At first when things broke down it would drive Hans crazy but he's really learning a lot. He's done oil and impeller changes, replaced our water pump when it quit on us one too many times, and he loves to come up with too many ideas on how to get our dinghy up on the stern sans dinghy davits!
What do you dislike about cruising that surprised you?
Being at the mercy of Mother Nature. In the old days if the weather was nice, we went sailing. if it wasn't, we didn't. Now it doesn't matter whether we like it or not, we're in it. Period. Getting up in the middle of the night when a 40 knot storm blows through because we want to be prepared for the anchor to drag. Having thunder hit overhead so hard the fillings in my teeth rattle. Trying to stay warm. Trying to stay cool!!!
What is something that you read or heard about cruising, that you didn't find to be true?
We were both laughing the other day about how everyone perceives our sailing life.

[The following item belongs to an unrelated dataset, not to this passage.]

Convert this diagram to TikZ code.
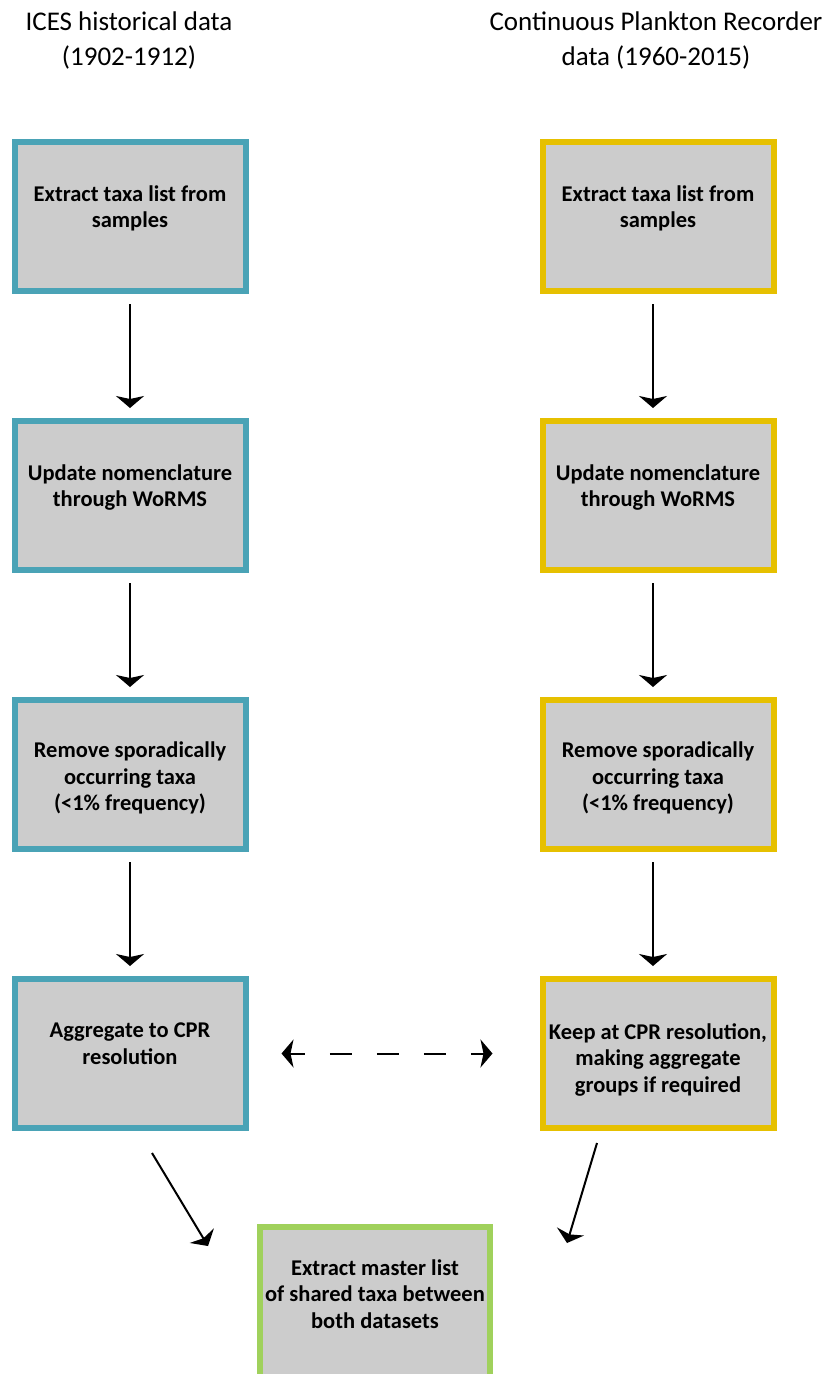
\documentclass[tikz,border=0pt]{standalone}
\usepackage{fontspec}
\setmainfont{Carlito}
\usetikzlibrary{arrows.meta}
\definecolor{tealc}{HTML}{4AA3B6}
\definecolor{goldc}{HTML}{E6C000}
\definecolor{limec}{HTML}{A0D15C}
\definecolor{grayc}{HTML}{CCCCCC}
\begin{document}
\begin{tikzpicture}[x=1pt,y=-1pt,
  boxbase/.style={draw, line width=6pt, fill=grayc, minimum width=231pt, minimum height=149pt, inner sep=0pt},
  lbox/.style={boxbase, draw=tealc},
  rbox/.style={boxbase, draw=goldc},
  gbox/.style={boxbase, draw=limec, minimum width=230pt, minimum height=160pt},
  txt/.style={font=\fontsize{22.5pt}{26.5pt}\selectfont\bfseries, align=center, inner sep=0pt, anchor=north},
  head/.style={font=\fontsize{27pt}{35pt}\selectfont, align=center, inner sep=0pt},
  arr/.style={line width=2pt, -{Stealth[length=12pt, width=28pt, inset=3pt]}},
  vert/.style={arr, shorten <=10pt, shorten >=10pt}
]
\useasboundingbox (0,0) rectangle (832,1374);
\fill[white] (0,0) rectangle (832,1374);

\node[head] (h1) at (129,40) {ICES historical data\\(1902-1912)};
\node[head] (h2) at (656,40) {Continuous Plankton Recorder\\data (1960-2015)};

\node[lbox] (a1) at (130,216.5) {};
\node[lbox] (a2) at (130,495.5) {};
\node[lbox] (a3) at (130,774.5) {};
\node[lbox] (a4) at (130,1053.5) {};
\node[rbox] (b1) at (658,216.5) {};
\node[rbox] (b2) at (658,495.5) {};
\node[rbox] (b3) at (658,774.5) {};
\node[rbox] (b4) at (658,1053.5) {};
\node[gbox] (c) at (375,1307) {};

\node[txt] (ta1) at ([yshift=-46.5pt]a1.north) {Extract taxa list from\\samples};
\node[txt] (ta2) at ([yshift=-46.5pt]a2.north) {Update nomenclature\\through WoRMS};
\node[txt] (ta3) at ([yshift=-45pt]a3.north) {Remove sporadically\\occurring taxa\\(<1\% frequency)};
\node[txt] (ta4) at ([yshift=-47pt]a4.north) {Aggregate to CPR\\resolution};
\node[txt] (tb1) at ([yshift=-46.5pt]b1.north) {Extract taxa list from\\samples};
\node[txt] (tb2) at ([yshift=-46.5pt]b2.north) {Update nomenclature\\through WoRMS};
\node[txt] (tb3) at ([yshift=-45pt]b3.north) {Remove sporadically\\occurring taxa\\(<1\% frequency)};
\node[txt] (tb4) at ([yshift=-47pt]b4.north) {Keep at CPR resolution,\\making aggregate\\groups if required};
\node[txt] (tc) at ([yshift=-35pt]c.north) {Extract master list\\of shared taxa between\\both datasets};

\draw[vert] (a1) -- (a2);
\draw[vert] (a2) -- (a3);
\draw[vert] (a3) -- (a4);
\draw[vert] ([xshift=-5pt]b1.south) -- ([xshift=-5pt]b2.north);
\draw[vert] ([xshift=-5pt]b2.south) -- ([xshift=-5pt]b3.north);
\draw[vert] ([xshift=-5pt]b3.south) -- ([xshift=-5pt]b4.north);

\draw[line width=2pt, {Stealth[length=12pt, width=28pt, inset=3pt]}-{Stealth[length=12pt, width=28pt, inset=3pt]},
  dash pattern=on 22pt off 25pt, dash phase=7pt, shorten <=33pt, shorten >=47pt] (a4) -- (b4);

\coordinate (l1) at (152,1153);
\coordinate (l2) at (208,1246);
\coordinate (r1) at (597,1143);
\coordinate (r2) at (567,1243);
\draw[arr] (l1) -- (l2);
\draw[arr] (r1) -- (r2);
\end{tikzpicture}
\end{document}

Everyone thinks our life is like the covers of all the sailing and boating magazines. The weather is always nice, the sun is always shining, the ladies don't have filthy hair, and we lie around and drink Margaritas all day long. If the magazines showed how glamorous sailing really is; bruises, dirty fingernails, no makeup; I have a feeling boat sales would be lower than they already are!

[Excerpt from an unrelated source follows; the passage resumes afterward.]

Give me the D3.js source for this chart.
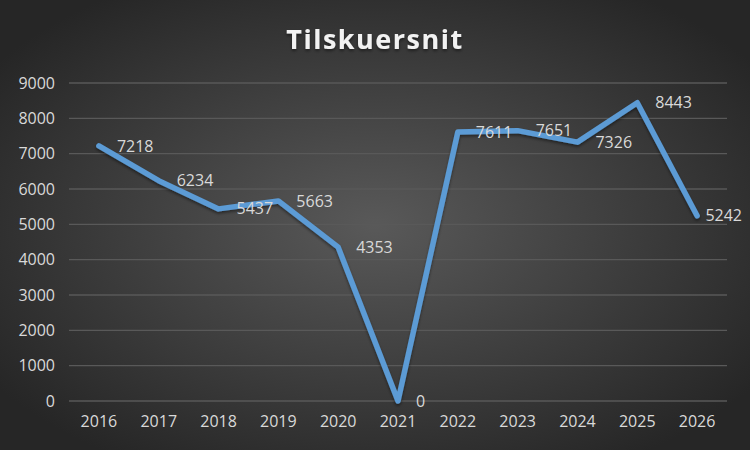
<!DOCTYPE html>
<html>
<head>
<meta charset="utf-8">
<script src="https://cdn.jsdelivr.net/npm/d3@7"></script>
<style>
  html, body { margin: 0; padding: 0; background: #262626; }
  svg { display: block; }
</style>
</head>
<body>
<div id="chart"></div>
<script>
const years = ["2016", "2017", "2018", "2019", "2020", "2021", "2022", "2023", "2024", "2025", "2026"];
const attendance = [7218, 6234, 5437, 5663, 4353, 0, 7611, 7651, 7326, 8443, 5242];
const yTicks = [0, 1000, 2000, 3000, 4000, 5000, 6000, 7000, 8000, 9000];

const width = 750, height = 450;
const margin = { top: 83, right: 23, bottom: 49, left: 69 };

const svg = d3.select("#chart").append("svg")
  .attr("width", width)
  .attr("height", height);

// background
const defs = svg.append("defs");
const grad = defs.append("radialGradient")
  .attr("id", "bg")
  .attr("cx", "50%").attr("cy", "50%").attr("r", "62%");
grad.append("stop").attr("offset", "0%").attr("stop-color", "#595959");
grad.append("stop").attr("offset", "100%").attr("stop-color", "#262626");

const shadow = defs.append("filter").attr("id", "shadow")
  .attr("x", "-10%").attr("y", "-10%").attr("width", "120%").attr("height", "130%");
shadow.append("feDropShadow")
  .attr("dx", 0).attr("dy", 2).attr("stdDeviation", 1.5)
  .attr("flood-color", "#000").attr("flood-opacity", 0.45);

svg.append("rect")
  .attr("width", width).attr("height", height)
  .attr("fill", "url(#bg)");

// scales
const x = d3.scaleBand()
  .domain(years)
  .range([margin.left, width - margin.right]);

const y = d3.scaleLinear()
  .domain([0, 9000])
  .range([height - margin.bottom, margin.top]);

// gridlines
svg.append("g")
  .selectAll("line")
  .data(yTicks)
  .join("line")
  .attr("x1", margin.left)
  .attr("x2", width - margin.right)
  .attr("y1", d => y(d))
  .attr("y2", d => y(d))
  .attr("stroke", "#595959")
  .attr("stroke-width", 1.3);

// y axis
const yAxis = svg.append("g")
  .attr("transform", "translate(" + margin.left + ",0)")
  .call(d3.axisLeft(y).tickValues(yTicks).tickFormat(d3.format("d")).tickSize(0).tickPadding(14));
yAxis.select(".domain").remove();
yAxis.selectAll("text")
  .attr("fill", "#d9d9d9")
  .style("font-family", "'Open Sans', sans-serif")
  .style("font-size", "16px");

// x axis
const xAxis = svg.append("g")
  .attr("transform", "translate(0," + y(0) + ")")
  .call(d3.axisBottom(x).tickSize(0).tickPadding(15));
xAxis.select(".domain").remove();
xAxis.selectAll("text")
  .attr("fill", "#d9d9d9")
  .style("font-family", "'Open Sans', sans-serif")
  .style("font-size", "16px");

// line
const line = d3.line()
  .x((d, i) => x(years[i]) + x.bandwidth() / 2)
  .y(d => y(d));

svg.append("path")
  .datum(attendance)
  .attr("d", line)
  .attr("fill", "none")
  .attr("stroke", "#5b9bd5")
  .attr("stroke-width", 5.5)
  .attr("stroke-linejoin", "round")
  .attr("stroke-linecap", "round")
  .attr("filter", "url(#shadow)");

// data labels (kept inside the chart like Excel does)
svg.append("g")
  .selectAll("text")
  .data(attendance)
  .join("text")
  .attr("y", d => y(d))
  .attr("dy", "0.35em")
  .attr("fill", "#d9d9d9")
  .style("font-family", "'Open Sans', sans-serif")
  .style("font-size", "16px")
  .text(d => d)
  .attr("x", function (d, i) {
    const px = x(years[i]) + x.bandwidth() / 2 + 18;
    const w = this.getComputedTextLength();
    return Math.min(px, width - 8 - w);
  });

// title
svg.append("text")
  .attr("x", width / 2)
  .attr("y", 49)
  .attr("text-anchor", "middle")
  .attr("fill", "#f2f2f2")
  .attr("filter", "url(#shadow)")
  .style("font-family", "'Open Sans', sans-serif")
  .style("font-weight", "bold")
  .style("font-size", "27px")
  .style("letter-spacing", "1.5px")
  .text("Tilskuersnit");
</script>
</body>
</html>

What is something that you read or heard about cruising, that you found particularly accurate?
I'd read (via Windtravelers blog) that your working systems are usually going to be 80/20. 80% working and 20% not. Very true and there have been times when 80% would have been heaven!
Is there something you wish you had bought or installed before starting cruising?

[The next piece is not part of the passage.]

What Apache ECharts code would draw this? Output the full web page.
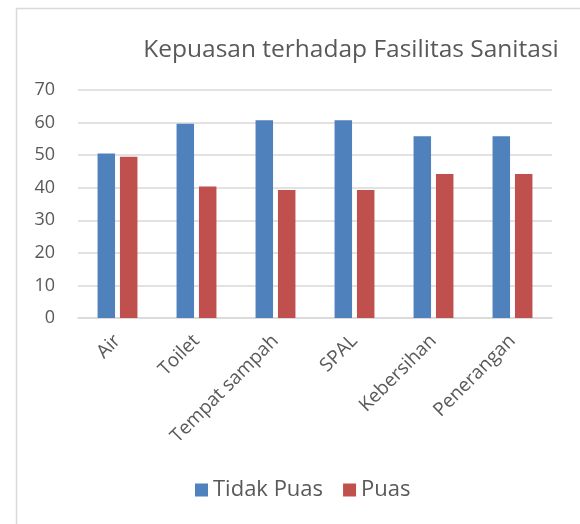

Dinghy davits for sure!!!! There have been a lot of times I would have loved going ashore but messing with the dinghy and its motor both before and after an excursion just wasn't worth it to me. We also don't have a generator and we'd love to get a diesel one but we hate to spend money on a gasoline one right now. We have gas on board for the dinghy motor but Hans hates to have to have large quantities of gas and diesel if we can get by with just one fuel.
What piece(s) of gear would you leave on the dock next time? Why?
Right now we think we're okay. We learned last summer that we really don't need tons of clothes and I don't really need five pairs of sandals.
I also ditched the microwave since I don't use it. I did buy a portable ice maker for $150.00 and it's already paid for itself. It starts making ice within ten minutes and if it gets left at the dock, I'm going with it!
What are your plans now? If they do not include cruising, tell us why.
For now we'll continue on South and hopefully head to the Bahamas. After that we'll probably come back over and sail back up the Atlantic coast. Having a dog on board limits your destinations a bit as they are not allowed in the BVI because of rabies. But that's okay, we found out last summer when we were in the Chesapeake and Potomac that there are tons of places to see and go and I have no problem with limiting myself to this hemisphere!
What has been the scariest event you've experienced so far?
We've gone through some heavy seas that probably weren't dangerous but certainly weren't fun and a couple of times our anchor dragged but the scariest event for me was when Hans fell off the boat at 4 AM while we were at a marina. He wanted to adjust our dock lines due to the strong currents and because of the frosty surface he slipped and fell in between the boat and the dock. He also broke our rule that no one goes aboveboard at night without notifying anyone and the huge bang he made when he went in is what woke me up. I had to lower our swim ladder (we've rigged it now so that it can be lowered by someone in the water) and he was able to get out. He did end up with seven stitches in the palm of his hand and I think he got off very lucky!

When all is said and done though, living on a boat is different. It's not for the weak at heart or those who live for the Midnight Buffet (not when you're asleep by 9 PM!). Showers (and I'm not talking rain) are sometimes few and far between, and thank God I've never had a manicure so I don't have to worry about missing them. But nothing beats watching a sunset or a full moon rising... sitting in the cockpit and being surrounded by the lights of a new city...grilling a steak in a secluded anchorage and then enjoying a Bloody Mary the next morning... need I say more?